Privoxy. First step as ever is to install. Privoxy is in universe, so make sure it is enabled and run these in a terminal
sudo apt-get update sudo apt-get install privoxy
Having installed privoxy, we need to edit the config file and make our half a dozen changes. To edit, run
sudo vi /etc/privoxy/config
and enter your password.
You can choose to read the ToC and the Introduction (and of course the descriptions of each option), but if you want to skip that and get to a working proxy, we will do some jumping in the config file
So lets jump to line 661, and see what the option here is - our listening IP address. well we know what we want, and in my case its this:
listen-address 192.168.0.1:8118
(Your ip will most likely be different). This is the IP address of the ethernet port the computer is running on. This can also be loopback (127.0.0.1) if you dont want to share your advert freeing proxy goodness :). The other part (after the ":") is the port number to listen on - this can be almost anything, but unless you need it moved, its probably best to leave it where it is.
Thats our big change here! save and exit the editor your using, then restart the daemon, and your finished.
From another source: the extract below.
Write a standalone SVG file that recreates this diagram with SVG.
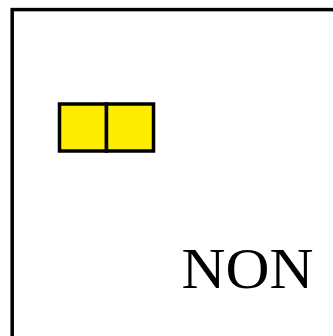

sudo /etc/init.d/privoxy restart
Well, thats it!
You should now have a filtering proxy running on the IP and port you just specified. If you want Firefox or some other browser to run through it, you simply change the settings in the browsers configuration.
Firefox:
Open the browser, click Edit -> Preferences. Click the 'connection settings' button, and click on 'manual proxy configuration'. In the top field add the following:
HTTP Proxy: 192.168.0.1 Port: 8118
Other Browsers:
Most browsers respect the environment variable "HTTP_PROXY". Ubuntu users can set this from their System->Network settings menu. Look for "Configure HTTP Proxy" or similar and set "Host" and "Port" appropriately (the same values that you set for "listen-address" above). This works for Epiphany, Chrome, and wget (and probably others) and it saves you from having to manually set each browser to use Privoxy. Note for Xubuntu users: you may have to set the variable manually. Edit "/etc/environment" and add the line:
HTTP_PROXY="http://192.168.0.1:8118"
substituting the correct IP address, of course. The "http://" IS required.
PS
If you go and set up Polipo as well, you will get caching to go with your new more-or-less ad free browsing.